Our Souls at Night was inspired by Haruf’s relationship with his wife, Cathy. They knew each other in high school, but they’d never dated. After high school, they went in different directions, and their lives marched on apart from one another. They got married; they raised kids; and their marriages ended in divorce. Not having thought about one another for decades, they attended their thirtieth high school class reunion. They struck up a conversation and discovered they had reached similar places in their lives. In the months that followed, they fell in love and got married, a “late-life gift,” Haruf called it.
He started to write their love story on May 1, 2014. He retired each morning to the prefabricated shed behind his house where he always did his writing, only this time he was tethered to an oxygen tank. Throughout his career and in this case, he used what has to be the most unusual writing method ever employed. He put on a wool stocking cap, pulled it down over his eyes, and tapped out his first drafts blind on an old Royal upright typewriter. He did this to shut out the real world so he could dream his way into the landscape and community of Holt, Colorado, the fictional high-plains small town where his stories take place. After he completed a chapter typing blind, he took off the cap, reviewed the raw text with all its typos and mistakes, made notes of changes in the margins, and then typed a clean revision.
On average, it had taken him six years to write one of his previous novels, but this time his deadline was closing fast and unforgiving, so in writing this last novel, he set a goal of finishing a chapter a day. And miraculously, he did it. In forty-five days he wrote forty-five chapters, and then began to revise and polish them.
In mid-August when Cathy began transcribing his drafts onto her computer, she must have sensed that this novel was something special. “Don’t you dare die before you finish it,” she told him.
In September, Haruf sent a complete manuscript to his editor, Gary Fisketjon, with a cover note: “Dear Gary, Here’s a little surprise. Love, Kent.” Given Haruf’s condition, Fisketjon was indeed greatly surprised.
He pushed everything else on his desk aside because he knew there couldn’t be much time left for the back-and-forth of editing. Fisketjon and Haruf worked hard on it for the next several weeks. In mid-November, Haruf’s strength waned. He told Cathy she would have to do the final copyedit.
Like Addie and Louis, Cathy and Kent liked to end the day talking to each other in bed. The night of November 29, they went to bed and talked into the night. In the morning, he was gone.
Cathy finished the copyedit two days later.

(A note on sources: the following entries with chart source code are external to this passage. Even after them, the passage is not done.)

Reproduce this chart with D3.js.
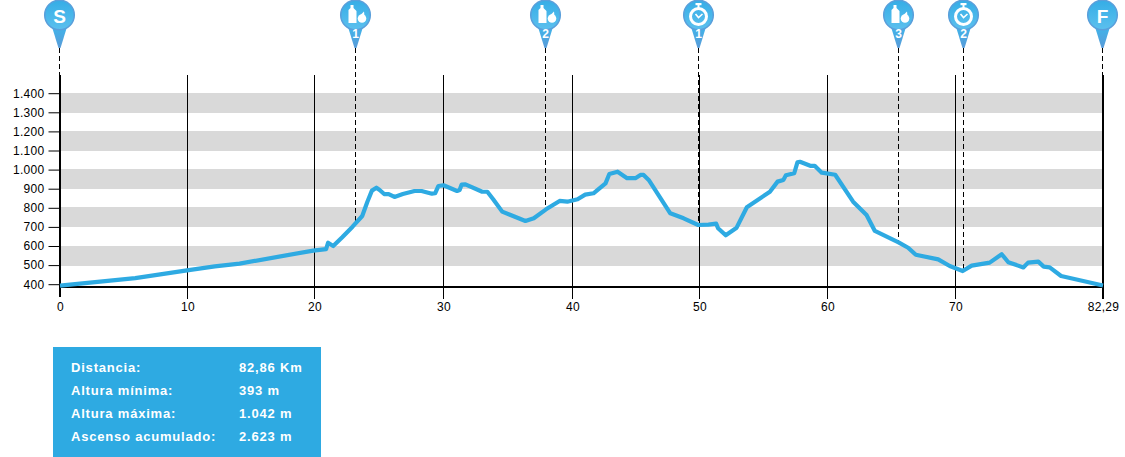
<!DOCTYPE html>
<html>
<head>
<meta charset="utf-8">
<script src="https://cdn.jsdelivr.net/npm/d3@7"></script>
<style>
    html, body { margin: 0; padding: 0; background: #fff; overflow: hidden; }
    text { font-family: "Liberation Sans", Arial, sans-serif; }
    .axis text { font-size: 12px; fill: #000; letter-spacing: 0.3px; }
    .info text { font-size: 13px; font-weight: bold; fill: #fff; letter-spacing: 0.8px; }
</style>
</head>
<body>
<div id="chart"></div>
<script>
// profile
const distance = [0, 5.9, 9.96, 12.15, 14.1, 19.9, 20.9, 21.05, 21.45, 22.15, 22.95, 23.7, 24.1, 24.45, 24.8, 25.05, 25.4, 25.75, 26.2, 26.85, 27.75, 28.3, 29.1, 29.35, 29.6, 30, 31.05, 31.25, 31.4, 31.7, 33, 33.4, 33.85, 34.55, 35.2, 36.35, 37, 37.95, 39, 39.6, 40.4, 41, 41.65, 42.6, 42.9, 43.55, 44.3, 44.95, 45.35, 45.6, 46, 47.7, 48.75, 49.9, 50.7, 51.3, 51.45, 52.05, 52.9, 53.7, 55.5, 56.1, 56.55, 56.75, 57.4, 57.65, 57.85, 58.65, 59, 59.55, 60.6, 62, 63.05, 63.7, 65.55, 66.3, 66.9, 68.65, 69.55, 70.6, 71.35, 72.85, 73.85, 74.4, 75.65, 76.05, 76.9, 77.35, 77.85, 78.8, 82.29];
const altitude = [393, 432, 472, 493, 508, 576, 584, 617, 600, 646, 701, 757, 832, 890, 905, 893, 872, 872, 857, 872, 888, 888, 874, 876, 914, 918, 888, 893, 921, 923, 884, 884, 845, 780, 762, 731, 745, 792, 836, 832, 845, 869, 876, 928, 977, 989, 955, 955, 972, 972, 946, 771, 745, 710, 712, 717, 693, 656, 696, 803, 884, 937, 946, 970, 981, 1038, 1041, 1020, 1020, 984, 973, 832, 762, 679, 619, 591, 554, 530, 495, 469, 497, 513, 557, 515, 488, 513, 518, 492, 488, 443, 393];

const xTicks = [0, 10, 20, 30, 40, 50, 60, 70, 82.29];
const yTicks = [400, 500, 600, 700, 800, 900, 1000, 1100, 1200, 1300, 1400];
const bandStarts = [500, 700, 900, 1100, 1300];

const markerKm = [0, 23.15, 37.9, 49.95, 65.55, 70.65, 82.29];
const markerType = ["S", "bottle", "bottle", "watch", "bottle", "watch", "F"];
const markerNum = ["", "1", "2", "1", "3", "2", ""];

const infoLabels = ["Distancia:", "Altura mínima:", "Altura máxima:", "Ascenso acumulado:"];
const infoValues = ["82,86 Km", "393 m", "1.042 m", "2.623 m"];

const width = 1125;
const height = 457;
const axisTop = 75;
const axisBottom = 287;

const svg = d3.select("#chart").append("svg")
    .attr("width", width)
    .attr("height", height)
    .style("display", "block");

// the original axis is not quite even, so the scale goes tick by tick
const x = d3.scaleLinear()
    .domain(xTicks)
    .range([60, 187.5, 314.5, 443.5, 572.5, 699.5, 827.5, 955.5, 1103]);
const y = d3.scaleLinear().domain([400, 1400]).range([284.2, 93.2]);
const snap = px => Math.floor(px - 0.01) + 0.5;

const defs = svg.append("defs");
const headGrad = defs.append("linearGradient").attr("id", "head-grad")
    .attr("x1", 0).attr("y1", 0).attr("x2", 0).attr("y2", 1);
headGrad.append("stop").attr("offset", 0).attr("stop-color", "#35ade6");
headGrad.append("stop").attr("offset", 1).attr("stop-color", "#5cc0ee");
const tipGrad = defs.append("linearGradient").attr("id", "tip-grad")
    .attr("x1", 0).attr("y1", 0).attr("x2", 0).attr("y2", 1);
tipGrad.append("stop").attr("offset", 0).attr("stop-color", "#3fb4ea");
tipGrad.append("stop").attr("offset", 1).attr("stop-color", "#5a9bd8");

// grey bands
svg.append("g").selectAll("rect")
    .data(bandStarts)
    .enter()
    .append("rect")
    .attr("x", x(0))
    .attr("width", x(82.29) - x(0))
    .attr("y", d => Math.floor(y(d + 100)))
    .attr("height", d => Math.ceil(y(d)) - Math.floor(y(d + 100)))
    .attr("fill", "#d9d9d9");

// vertical grid lines, thick at both ends
svg.append("g").selectAll("line")
    .data(xTicks)
    .enter()
    .append("line")
    .attr("x1", d => x(d))
    .attr("x2", d => x(d))
    .attr("y1", axisTop)
    .attr("y2", (d, i) => axisBottom + (i === 0 ? 10 : 12))
    .attr("stroke", "#000")
    .attr("stroke-width", (d, i) => (i === 0 || i === xTicks.length - 1) ? 2 : 1);

// axes
const yAxis = d3.axisLeft(y)
    .tickValues(yTicks)
    .tickSize(11)
    .tickPadding(4)
    .tickFormat(d => d3.format(",")(d).replace(",", "."));
svg.append("g")
    .attr("class", "axis")
    .attr("transform", `translate(${x(0) - 0.5}, 0)`)
    .call(yAxis)
    .call(g => g.select(".domain").remove());

const xAxis = d3.axisBottom(x)
    .tickValues(xTicks)
    .tickSize(0)
    .tickPadding(15)
    .tickFormat(d => String(d).replace(".", ","));
svg.append("g")
    .attr("class", "axis")
    .attr("transform", `translate(0, ${axisBottom})`)
    .call(xAxis)
    .call(g => g.select(".domain").remove());

svg.append("line")
    .attr("x1", x(0) - 1)
    .attr("x2", x(82.29) + 1)
    .attr("y1", axisBottom)
    .attr("y2", axisBottom)
    .attr("stroke", "#000")
    .attr("stroke-width", 2);

// altitude under a marker, for the dashed drop lines
const altAt = d3.scaleLinear().domain(distance).range(altitude);

svg.append("g").selectAll("line")
    .data(markerKm)
    .enter()
    .append("line")
    .attr("x1", d => snap(x(d)))
    .attr("x2", d => snap(x(d)))
    .attr("y1", 48)
    .attr("y2", (d, i) => (i === 0 || i === markerKm.length - 1) ? axisTop : y(altAt(d)))
    .attr("stroke", "#000")
    .attr("stroke-width", 1)
    .attr("stroke-dasharray", "5,3");

// profile line
const line = d3.line()
    .x(d => x(d[0]))
    .y(d => y(d[1]));
svg.append("path")
    .datum(d3.zip(distance, altitude))
    .attr("d", line)
    .attr("fill", "none")
    .attr("stroke", "#2eaae2")
    .attr("stroke-width", 4.2)
    .attr("stroke-linejoin", "round");

// markers
function drawBottle(g) {
    g.append("path")
        .attr("d", "M-5,5 L-2,5 L-2,8 L1,11 L1,23 L-7,23 L-7,10 L-5,8 Z")
        .attr("fill", "#fff");
    g.append("circle").attr("cx", 6.5).attr("cy", 18.5).attr("r", 4.3).attr("fill", "#fff");
    g.append("path").attr("d", "M5,15 L8.5,11.5 L9,16 Z").attr("fill", "#fff");
}

function drawWatch(g) {
    g.append("circle").attr("cx", 0).attr("cy", 16.5).attr("r", 8)
        .attr("fill", "none").attr("stroke", "#fff").attr("stroke-width", 3);
    g.append("path").attr("d", "M-3,14 L0,17.5 L4,14")
        .attr("fill", "none").attr("stroke", "#fff").attr("stroke-width", 1.6);
    g.append("rect").attr("x", -3).attr("y", 3).attr("width", 6).attr("height", 2.2).attr("fill", "#fff");
    g.append("rect").attr("x", -1).attr("y", 5).attr("width", 2).attr("height", 3).attr("fill", "#fff");
}

const marker = svg.append("g").selectAll("g")
    .data(markerKm)
    .enter()
    .append("g")
    .attr("transform", d => `translate(${snap(x(d))}, 0)`);

marker.append("path")
    .attr("d", "M-7.5,27 L7.5,27 L1,48 L-1,48 Z")
    .attr("fill", "url(#tip-grad)");

marker.append("circle")
    .attr("cx", 0)
    .attr("cy", 15)
    .attr("r", 14.8)
    .attr("fill", "url(#head-grad)")
    .attr("stroke", "#5a9fdb")
    .attr("stroke-width", 1.5);

marker.each(function(d, i) {
    const g = d3.select(this);
    const type = markerType[i];
    if (type === "bottle") drawBottle(g);
    else if (type === "watch") drawWatch(g);
    else {
        g.append("text")
            .attr("x", 0)
            .attr("y", 23)
            .attr("text-anchor", "middle")
            .attr("font-size", 19)
            .attr("font-weight", "bold")
            .attr("fill", "#fff")
            .text(type);
    }
    if (markerNum[i]) {
        g.append("text")
            .attr("x", 0)
            .attr("y", 38)
            .attr("text-anchor", "middle")
            .attr("font-size", 12)
            .attr("font-weight", "bold")
            .attr("fill", "#fff")
            .text(markerNum[i]);
    }
});

// info box
const info = svg.append("g").attr("class", "info");
info.append("rect")
    .attr("x", 53)
    .attr("y", 347)
    .attr("width", 268)
    .attr("height", 110)
    .attr("fill", "#2eaae2");
info.selectAll("text.label")
    .data(infoLabels)
    .enter()
    .append("text")
    .attr("class", "label")
    .attr("x", 71)
    .attr("y", (d, i) => 372 + i * 23)
    .text(d => d);
info.selectAll("text.value")
    .data(infoValues)
    .enter()
    .append("text")
    .attr("class", "value")
    .attr("x", 239)
    .attr("y", (d, i) => 372 + i * 23)
    .text(d => d);
</script>
</body>
</html>
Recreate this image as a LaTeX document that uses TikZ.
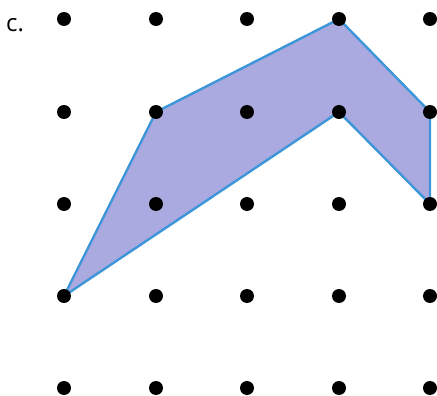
\documentclass[tikz,border=0pt]{standalone}
\usepackage{fontspec}
\setmainfont{Open Sans}
\definecolor{fillc}{RGB}{170,170,224}
\definecolor{edgec}{RGB}{60,150,215}
\begin{document}
\begin{tikzpicture}[x=1pt,y=-1pt,
  dot/.style={circle,fill=black,inner sep=0pt,minimum size=14pt},
  polyshape/.style={fill=fillc,draw=edgec,line width=2.4pt,line join=round}]
\useasboundingbox (0,0) rectangle (437,396);
\foreach \i/\x in {0/64,1/156,2/247,3/339,4/430}
  \foreach \j/\y in {0/19,1/112,2/204,3/296,4/388}
    \coordinate (p\i\j) at (\x,\y);
\filldraw[polyshape] (p03) -- (p11) -- (p30) -- (p41) -- (p42) -- (p31) -- cycle;
\foreach \i in {0,...,4}
  \foreach \j in {0,...,4}
    \node[dot] (d\i\j) at (p\i\j) {};
\node[anchor=base west,font=\fontsize{24}{28}\selectfont,inner sep=0pt] (lab) at (6,32) {c.};
\end{tikzpicture}
\end{document}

Our Souls at Night was published in May, 2015. I spent most of 2013 and 2014 writing Old Wounds to the Heart. I wanted to write a love story about people in their seventies and eighties. Before I started writing, I searched for similar stories. I found nothing inspiring, and it bothered me. The unstated assumption seemed to be that the elderly aren’t capable of, or for reasons of propriety shouldn’t indulge in, love and passion. I didn’t like that, so I set out to write a story about old people who are vital and alive in every way.
Old Wounds to the Heart is about a love triangle among people in their late seventies. When the story opens, two of them are suicidal and the other is isolated and depressed. An ancient secret of betrayal comes out and their lives clash together in a storm of emotions – rage, jealousy, hate, love, lust, passion, and hope. One day they’re standing around, waiting to die. The next, they’re waging a pitched battle for every breath of life left in them.
I published Old Wounds to the Heart in July, 2015. I found Our Souls at Night a month later. The Fates were kind to me in the timing. I’m not sure I would have written my story if I’d seen Haruf’s last novel beforehand. It says so much of what I wanted to say, but with so much more grace and elegance.
Although written by a writer on death’s doorstep, Our Souls at Night is a celebration of life, and the story behind its creation mirrors its theme. Faced with the certainty of a swiftly approaching death, Haruf did what he loved to do to the very end, ceding every inch of ground to mortality only grudgingly and on his own terms. What a way to go out, and what a great gift to leave behind.